Below are the records. List every line holding the word "React".

Stored items:
▬▬▬▬▬▬

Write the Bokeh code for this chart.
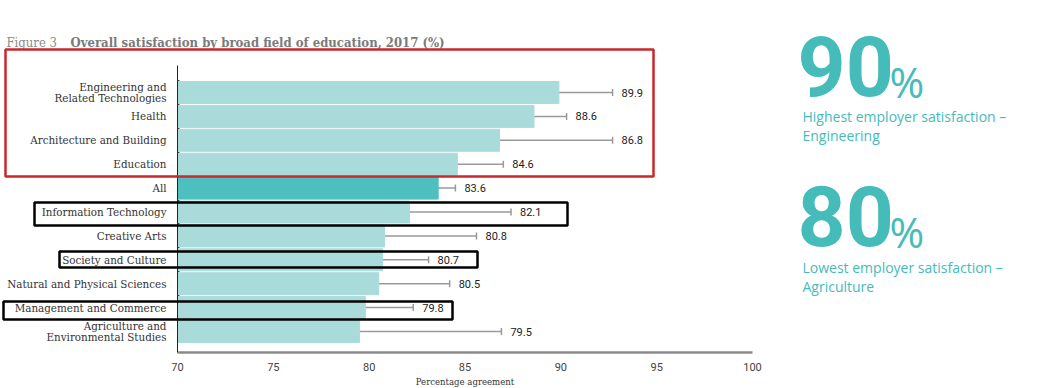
from bokeh.plotting import figure
from bokeh.models import (ColumnDataSource, FixedTicker, Whisker, TeeHead, Label,
                          BoxAnnotation, Range1d)
from bokeh.core.properties import value
from bokeh.embed import file_html
from bokeh.resources import INLINE

# ---- data (top to bottom as shown) ----
fields = ["Engineering and\nRelated Technologies", "Health", "Architecture and Building",
          "Education", "All", "Information Technology", "Creative Arts",
          "Society and Culture", "Natural and Physical Sciences",
          "Management and Commerce", "Agriculture and\nEnvironmental Studies"]
satisfaction = [89.9, 88.6, 86.8, 84.6, 83.6, 82.1, 80.8, 80.7, 80.5, 79.8, 79.5]
ci_lower = [87.2, 87.0, 81.1, 82.5, 82.7, 77.0, 76.1, 78.5, 76.8, 77.5, 72.3]
ci_upper = [92.7, 90.3, 92.7, 87.0, 84.5, 87.4, 85.6, 83.1, 84.2, 82.3, 86.9]
x_ticks = [70, 75, 80, 85, 90, 95, 100]

LIGHT = "#aadbdb"
DARK = "#4dbfbf"
TEAL = "#45bcba"

n = len(fields)
ypos = [n - 1 - i for i in range(n)]
colors = [DARK if f == "All" else LIGHT for f in fields]
labels = [f"{v:.1f}" for v in satisfaction]

src = ColumnDataSource(dict(y=ypos, v=satisfaction, lo=ci_lower, hi=ci_upper,
                            c=colors, lab=labels, base=[x_ticks[0]] * n))

W, H = 1043, 388
PX_X = 575 / 30.0      # pixels per percentage point
PX_Y = 23.9            # pixels per row
x0 = 70 - 177 / PX_X
x1 = 100 + (W - 752) / PX_X
y0 = 0 - (H - 331) / PX_Y
y1 = (n - 1) + 92 / PX_Y
y_axis_bottom = 0 - (352 - 331) / PX_Y
y_axis_top = (n - 1) + (92 - 65) / PX_Y

p = figure(width=W, height=H, output_backend="svg", toolbar_location=None,
           x_range=Range1d(x0, x1), y_range=Range1d(y0, y1),
           min_border=0, min_border_left=0, min_border_right=0,
           min_border_top=0, min_border_bottom=0,
           outline_line_color=None, background_fill_color="white",
           border_fill_color="white")
p.grid.grid_line_color = None

p.hbar(y="y", left="base", right="v", height=0.92, color="c", source=src)

w = Whisker(base="y", lower="lo", upper="hi", dimension="width", source=src,
            line_color="#9a9a9a", line_width=1.5,
            lower_head=TeeHead(size=7, line_color="#9a9a9a", line_width=1.5),
            upper_head=TeeHead(size=7, line_color="#9a9a9a", line_width=1.5))
p.add_layout(w)

p.text(x="hi", y="y", text="lab", source=src, x_offset=9, text_baseline="middle",
       text_font=value("Roboto"), text_font_size="11px", text_color="#222222")

# x axis
xa = p.xaxis[0]
xa.fixed_location = y_axis_bottom
xa.bounds = (70, 100)
xa.ticker = FixedTicker(ticks=x_ticks)
xa.axis_line_color = "#8a8a8a"
xa.axis_line_width = 2.5
xa.major_tick_line_color = None
xa.minor_tick_line_color = None
xa.major_label_text_font = "Roboto"
xa.major_label_text_font_size = "11px"
xa.major_label_text_color = "#444444"
xa.major_label_standoff = 4
xa.axis_label = "Percentage agreement"
xa.axis_label_text_font = "DejaVu Serif Condensed, DejaVu Serif"
xa.axis_label_text_font_style = "normal"
xa.axis_label_text_font_size = "9.5px"
xa.axis_label_text_color = "#333333"
xa.axis_label_standoff = 2

# y axis
ya = p.yaxis[0]
ya.fixed_location = 70
ya.bounds = (y_axis_bottom, y_axis_top)
ya.ticker = FixedTicker(ticks=ypos, minor_ticks=[y + 0.5 for y in ypos])
ya.major_label_overrides = {y: f for y, f in zip(ypos, fields)}
ya.axis_line_color = "#222222"
ya.axis_line_width = 1
ya.major_tick_line_color = None
ya.minor_tick_line_color = "#444444"
ya.minor_tick_in = 2
ya.minor_tick_out = 0
ya.major_label_text_font = "DejaVu Serif Condensed, DejaVu Serif"
ya.major_label_text_font_size = "11.5px"
ya.major_label_text_color = "#333333"
ya.major_label_text_line_height = 0.85
ya.major_label_standoff = 5


# ---- screen helpers (screen units: from canvas bottom-left) ----
def sy(page_y):
    return H - page_y


def base_y(page_baseline, size_px):
    # compensate renderer's alphabetic-baseline offset
    return sy(page_baseline - 0.37 * size_px)


# ---- title ----
p.add_layout(Label(x=6, y=base_y(47, 13), x_units="screen", y_units="screen",
                   text="Figure 3", text_font="DejaVu Serif Condensed, DejaVu Serif",
                   text_font_size="13px", text_color="#8a8a8a", text_baseline="alphabetic"))
p.add_layout(Label(x=70, y=base_y(47, 13), x_units="screen", y_units="screen",
                   text="Overall satisfaction by broad field of education, 2017 (%)",
                   text_font="DejaVu Serif Condensed, DejaVu Serif", text_font_style="bold",
                   text_font_size="13px", text_color="#7a7a7a", text_baseline="alphabetic"))


# ---- highlight boxes ----
def box(l, r, t, b, col, lw):
    p.add_layout(BoxAnnotation(left=l, right=r, top=sy(t), bottom=sy(b),
                               left_units="screen", right_units="screen",
                               top_units="screen", bottom_units="screen",
                               fill_color=None, fill_alpha=0, line_color=col,
                               line_width=lw, line_alpha=1))


box(5, 653, 49, 176, "#c8292b", 2.5)
box(34, 567, 202, 225, "black", 2.5)
box(59, 477, 251, 267, "black", 2.5)
box(3, 452, 301, 319, "black", 2.5)


# ---- right-side callouts ----
def lab(x, page_y, t, size, style="normal", font="Roboto"):
    p.add_layout(Label(x=x, y=base_y(page_y, size), x_units="screen", y_units="screen",
                       text=t, text_font=font, text_font_size=f"{size}px",
                       text_font_style=style, text_color=TEAL,
                       text_baseline="alphabetic"))


lab(797, 97, "90", 84, "bold", "Roboto")
lab(889, 97, "%", 42, "normal", "Open Sans")
lab(802, 121, "Highest employer satisfaction \u2013", 14, "normal", "Open Sans")
lab(802, 140, "Engineering", 14, "normal", "Open Sans")
lab(797, 247, "80", 84, "bold", "Roboto")
lab(889, 247, "%", 42, "normal", "Open Sans")
lab(802, 272, "Lowest employer satisfaction \u2013", 14, "normal", "Open Sans")
lab(802, 291, "Agriculture", 14, "normal", "Open Sans")

open("out.html", "w").write(file_html(p, INLINE))
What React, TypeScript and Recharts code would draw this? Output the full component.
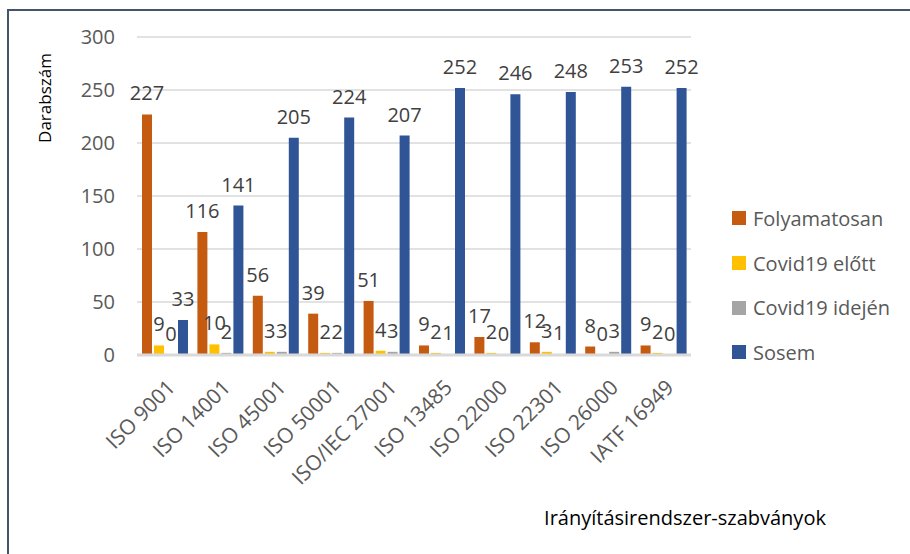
import React from "react";
import {
  BarChart,
  Bar,
  XAxis,
  YAxis,
  CartesianGrid,
  Legend,
  LabelList,
  Label,
} from "recharts";

const standards = [
  "ISO 9001",
  "ISO 14001",
  "ISO 45001",
  "ISO 50001",
  "ISO/IEC 27001",
  "ISO 13485",
  "ISO 22000",
  "ISO 22301",
  "ISO 26000",
  "IATF 16949",
];
const folyamatosan = [227, 116, 56, 39, 51, 9, 17, 12, 8, 9];
const covidElott = [9, 10, 3, 2, 4, 2, 2, 3, 0, 2];
const covidIdejen = [0, 2, 3, 2, 3, 1, 0, 1, 3, 0];
const sosem = [33, 141, 205, 224, 207, 252, 246, 248, 253, 252];
const yTicks = [0, 50, 100, 150, 200, 250, 300];

const series = [
  { key: "folyamatosan", name: "Folyamatosan", color: "#C55A11" },
  { key: "covidElott", name: "Covid19 előtt", color: "#FFC000" },
  { key: "covidIdejen", name: "Covid19 idején", color: "#A5A5A5" },
  { key: "sosem", name: "Sosem", color: "#2F5597" },
];

const data = standards.map((name, i) => ({
  name,
  folyamatosan: folyamatosan[i],
  covidElott: covidElott[i],
  covidIdejen: covidIdejen[i],
  sosem: sosem[i],
}));

const FONT = "'Open Sans', sans-serif";

const XTick = ({ x, y, payload }: any) => (
  <g transform={`translate(${x + 1},${y + 15})`}>
    <text
      transform="rotate(-45)"
      textAnchor="end"
      dy="0.72em"
      fill="#595959"
      fontSize={21}
      fontFamily={FONT}
    >
      {payload.value}
    </text>
  </g>
);

const YTitle = () => (
  <text
    x={44}
    y={98}
    transform="rotate(-90 44 98)"
    textAnchor="middle"
    dominantBaseline="central"
    fill="#000"
    fontSize={17}
    fontFamily={FONT}
  >
    Darabszám
  </text>
);

const XTitle = () => (
  <text
    x={685}
    y={517}
    textAnchor="middle"
    dominantBaseline="central"
    fill="#000"
    fontSize={20}
    fontFamily={FONT}
  >
    Irányításirendszer-szabványok
  </text>
);

// own order, recharts sorts legend payload by name otherwise
const renderLegend = () => (
  <div style={{ fontFamily: FONT, fontSize: 20, color: "#595959" }}>
    {series.map((s) => (
      <div
        key={s.key}
        style={{ display: "flex", alignItems: "center", height: 44.7 }}
      >
        <span
          style={{
            display: "inline-block",
            width: 14,
            height: 14,
            background: s.color,
            marginRight: 7,
          }}
        />
        <span>{s.name}</span>
      </div>
    ))}
  </div>
);

const labelStyle = { fill: "#404040", fontSize: 20, fontFamily: FONT };

const App = () => {
  return (
    <div
      style={{
        position: "absolute",
        left: 0,
        top: 0,
        width: 910,
        height: 554,
        background: "#fff",
      }}
    >
      <div
        style={{
          position: "absolute",
          left: 7,
          top: 9,
          width: 903,
          height: 545,
          borderTop: "2px solid #44546A",
          borderLeft: "2px solid #44546A",
          boxSizing: "border-box",
        }}
      />
      <BarChart
        width={910}
        height={554}
        data={data}
        margin={{ top: 37, right: 219, bottom: 0, left: 0 }}
        barSize={10}
        barGap={2}
        style={{ position: "absolute", left: 0, top: 0 }}
      >
        <CartesianGrid vertical={false} stroke="#D9D9D9" strokeWidth={1.5} />
        <XAxis
          dataKey="name"
          height={199}
          interval={0}
          tickLine={false}
          axisLine={{ stroke: "#D9D9D9", strokeWidth: 3 }}
          tick={<XTick />}
        >
          <Label content={<XTitle />} />
        </XAxis>
        <YAxis
          width={137}
          domain={[0, 300]}
          ticks={yTicks}
          tickLine={false}
          axisLine={false}
          tickMargin={16}
          tick={{ fill: "#595959", fontSize: 20, fontFamily: FONT }}
        >
          <Label content={<YTitle />} />
        </YAxis>
        <Legend
          layout="vertical"
          align="center"
          verticalAlign="middle"
          content={renderLegend}
          wrapperStyle={{ left: 732, top: 196, width: 180 }}
        />
        {series.map((s) => (
          <Bar
            key={s.key}
            dataKey={s.key}
            name={s.name}
            fill={s.color}
            minPointSize={0.3}
            isAnimationActive={false}
          >
            <LabelList dataKey={s.key} position="top" offset={14} style={labelStyle} />
          </Bar>
        ))}
      </BarChart>
    </div>
  );
};

export default App;
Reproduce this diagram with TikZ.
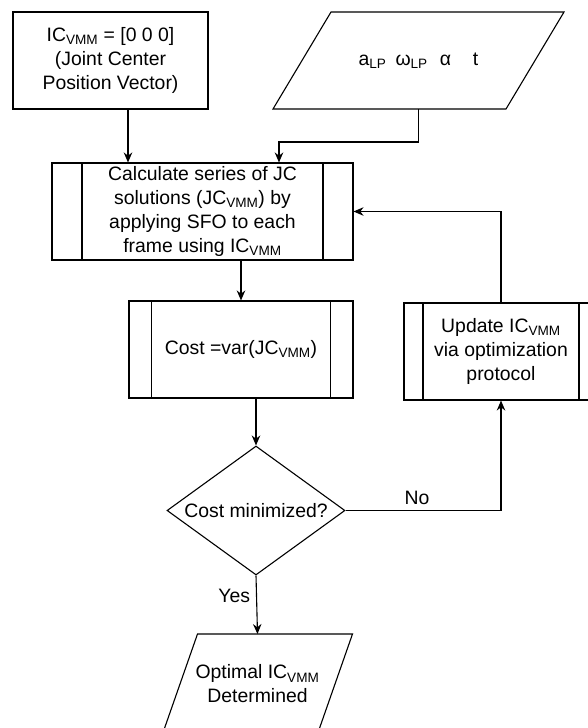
\documentclass[tikz,border=0pt]{standalone}
\usepackage{fontspec}
\setmainfont{Liberation Sans}
\usetikzlibrary{shapes.geometric,arrows.meta}
\newcommand{\vmm}{\textsubscript{VMM}}

\tikzset{
  procbox/.style={draw, rectangle, inner sep=0pt, minimum height=97pt, align=center,
    path picture={
      \draw[line width=1.1pt] ([xshift=#1]path picture bounding box.north west) -- ([xshift=#1]path picture bounding box.south west);
      \draw[line width=1.1pt] ([xshift=-#1]path picture bounding box.north east) -- ([xshift=-#1]path picture bounding box.south east);}},
  iobox/.style={inner sep=0pt, outer sep=0pt, align=center},
  arr/.style={-{Stealth[length=10pt,width=8.5pt]}}
}

\begin{document}
\begin{tikzpicture}[x=1pt, y=-1pt, line width=1.1pt,
    every node/.style={font=\fontsize{19.4}{24}\selectfont}]
        \useasboundingbox (0,0) rectangle (588,728);
        \node[draw, minimum width=195pt, minimum height=97pt, inner sep=0pt, align=center] (ic) at (110.5,60.5)
            {IC\vmm{} = [0 0 0]\\(Joint Center\\Position Vector)};
        \node[iobox, minimum width=233pt, minimum height=97pt] (inp) at (418.5,60.5)
            {a\textsubscript{LP}\hspace{9pt}ω\textsubscript{LP}\hspace{12pt}α\hspace{22pt}t};
        \node[procbox=30pt, minimum width=301pt] (calc) at (202.5,211.5)
            {Calculate series of JC\\solutions (JC\vmm) by\\applying SFO to each\\frame using IC\vmm};
        \node[procbox=22.5pt, minimum width=224pt] (cost) at (241,349.5) {Cost =var(JC\vmm)};
        \node[procbox=19pt, minimum width=194pt] (upd) at (501,351.5)
            {Update IC\vmm\\via optimization\\protocol};
        \node[draw, diamond, aspect=1.4, inner sep=0pt, minimum width=178pt, minimum height=129pt] (dec) at (256,510.5)
            {Cost minimized?};
        \node[iobox, minimum width=155pt, minimum height=100pt] (opt) at (257.5,684)
            {Optimal IC\vmm\\Determined};
        % parallelogram outlines
        \foreach \n/\s in {inp/29pt, opt/17.5pt}
            \draw ([xshift=\s]\n.north west) -- ([xshift=\s]\n.north east)
                -- ([xshift=-\s]\n.south east) -- ([xshift=-\s]\n.south west) -- cycle;
        \coordinate (calcin1) at ([xshift=-74.5pt]calc.north);
        \coordinate (calcin2) at ([xshift=76.5pt]calc.north);
        \draw[arr] (ic.south -| calcin1) -- (calcin1);
        \draw[arr] (inp.south) -- ++(0,33) -| (calcin2);
        \draw[arr] (calc.south -| cost.north) -- (cost.north);
        \draw[arr] (cost.south -| dec.north) -- (dec.north);
        \draw[arr] (upd.north) |- (calc.east);
        \draw[arr] (dec.east) -| node[pos=0.23, above, inner sep=5pt] (nolbl) {No} (upd.south);
        \draw[arr] (dec.south) -- node[pos=0.35, left, inner sep=6pt] (yeslbl) {Yes} (opt.north);
\end{tikzpicture}
\end{document}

▬▬▬▬▬▬

RESPONSE TO THIS EXERCISE —
What React, TypeScript and Recharts code would draw this? Output the full component.
import React from "react";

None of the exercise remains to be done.